How 5G networks are reshaping our exposure to mobile phone radiation

Evaluation of environmental/auto-induced exposure in the era of 5G

This novel study differentiates between environmental exposure and ‘auto-induced’ exposure (HOW a person uses their device):

‘Up until now, microenvironmental surveys have focused on measuring environmental downlink (DL) exposure from fixed site transmitters (e.g., mobile phone base stations, television/radio masts) as well as environmental uplink (UL) exposure from other user’s mobile phones (Bhatt et al., 2016a, 2016b; Sagar et al., 2018a, 2018b; Urbinello et al., 2014; Velghe et al., 2019). However, neither auto-induced UL exposure, which refers to uplink from own mobile phone, nor the auto-induced component for DL due to beamforming (Deprez et al., 2022; Aerts et al., 2021; Korkmaz et al., 2024) were previously considered. Ignoring this aspect nowadays would result in an underestimation of exposure for a typical person, who is occasionally using a mobile phone and thus generates auto-induced UL and DL’.
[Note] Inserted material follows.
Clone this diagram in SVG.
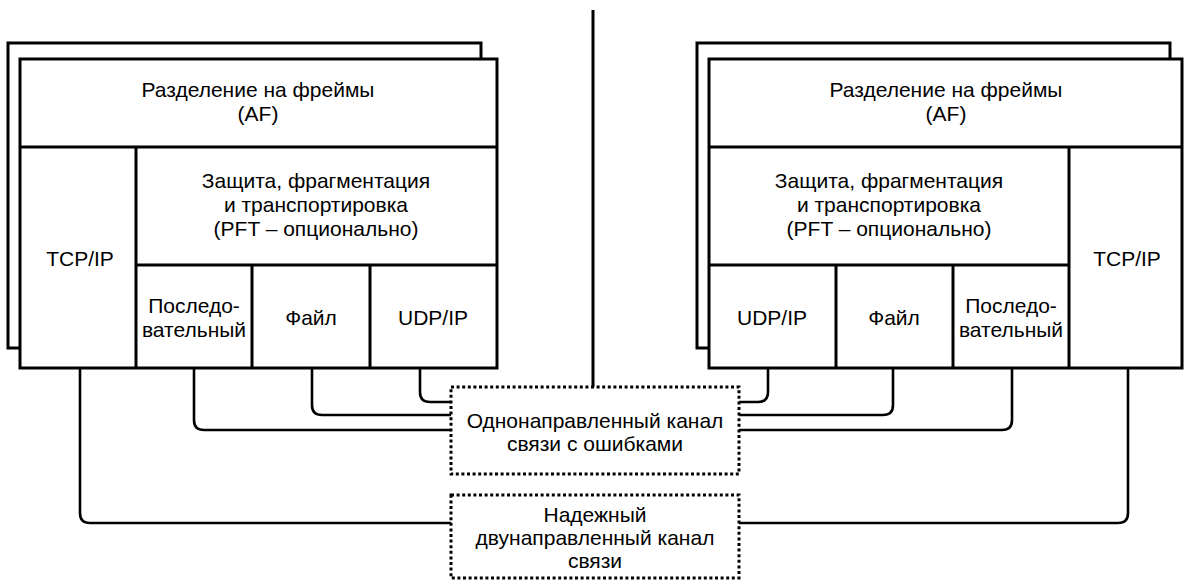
<svg xmlns="http://www.w3.org/2000/svg" width="1184" height="580" viewBox="0 0 1184 580">
<style>
.box{fill:#fff;stroke:#000;stroke-width:3}
.ln{fill:none;stroke:#000;stroke-width:3}
.wire{fill:none;stroke:#000;stroke-width:2.6}
.dot{fill:#fff;stroke:#000;stroke-width:3;stroke-dasharray:3 2.6}
text{font-family:"Liberation Sans",Arial,sans-serif;font-size:21px;fill:#000;text-anchor:middle}
</style>
<rect width="1184" height="580" fill="#fff"/>
<line x1="593" y1="10" x2="593" y2="387" class="ln"/>
<g id="left-stack">
<rect class="box" x="8" y="43" width="473" height="305"/>
<rect class="box" x="20" y="59" width="477" height="309"/>
<line class="ln" x1="20" y1="147" x2="497" y2="147"/>
<line class="ln" x1="136" y1="147" x2="136" y2="368"/>
<line class="ln" x1="136" y1="265" x2="497" y2="265"/>
<line class="ln" x1="252" y1="265" x2="252" y2="368"/>
<line class="ln" x1="370" y1="265" x2="370" y2="368"/>
<g id="l-af"><text x="258" y="97">Разделение на фреймы</text><text x="258" y="121">(AF)</text></g>
<g id="l-pft"><text x="316" y="188">Защита, фрагментация</text><text x="316" y="212">и транспортировка</text><text x="316" y="236">(PFT – опционально)</text></g>
<g id="l-tcp"><text x="80" y="266">TCP/IP</text></g>
<g id="l-ser"><text x="194" y="313">Последо-</text><text x="194" y="337">вательный</text></g>
<g id="l-file"><text x="311" y="325">Файл</text></g>
<g id="l-udp"><text x="433" y="325">UDP/IP</text></g>
</g>
<g id="right-stack">
<rect class="box" x="697" y="43" width="473" height="305"/>
<rect class="box" x="709" y="59" width="473" height="309"/>
<line class="ln" x1="709" y1="147" x2="1182" y2="147"/>
<line class="ln" x1="1069" y1="147" x2="1069" y2="368"/>
<line class="ln" x1="709" y1="265" x2="1069" y2="265"/>
<line class="ln" x1="836" y1="265" x2="836" y2="368"/>
<line class="ln" x1="953" y1="265" x2="953" y2="368"/>
<g id="r-af"><text x="946" y="97">Разделение на фреймы</text><text x="946" y="121">(AF)</text></g>
<g id="r-pft"><text x="889" y="188">Защита, фрагментация</text><text x="889" y="212">и транспортировка</text><text x="889" y="236">(PFT – опционально)</text></g>
<g id="r-tcp"><text x="1127" y="266">TCP/IP</text></g>
<g id="r-udp"><text x="772" y="325">UDP/IP</text></g>
<g id="r-file"><text x="894" y="325">Файл</text></g>
<g id="r-ser"><text x="1011" y="313">Последо-</text><text x="1011" y="337">вательный</text></g>
</g>
<g id="connectors">
<path class="wire" d="M80 368 V513 Q80 523 90 523 H451"/>
<path class="wire" d="M194 368 V420 Q194 430 204 430 H451"/>
<path class="wire" d="M312 368 V405 Q312 415 322 415 H451"/>
<path class="wire" d="M420 368 V392 Q420 402 430 402 H451"/>
<path class="wire" d="M768 368 V392 Q768 402 758 402 H739"/>
<path class="wire" d="M893 368 V405 Q893 415 883 415 H739"/>
<path class="wire" d="M1012 368 V420 Q1012 430 1002 430 H739"/>
<path class="wire" d="M1128 368 V513 Q1128 523 1118 523 H739"/>
</g>
<g id="unidirectional-channel">
<rect class="dot" x="451" y="387" width="288" height="87"/>
<text x="595" y="428">Однонаправленный канал</text>
<text x="595" y="451">связи с ошибками</text>
</g>
<g id="bidirectional-channel">
<rect class="dot" x="451" y="495" width="288" height="83"/>
<text x="595" y="522">Надежный</text>
<text x="595" y="545">двунаправленный канал</text>
<text x="595" y="568">связи</text>
</g>
</svg>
The authors, lead by author Adriana Fernandes Veludo, comment that ‘This data is important for epidemiological research, risk communication and risk management, but also for future dosimetry and modeling studies. Future research understanding auto-induced DL and UL exposure from more realistic case scenarios remains necessary for a better characterization of the exposure levels.’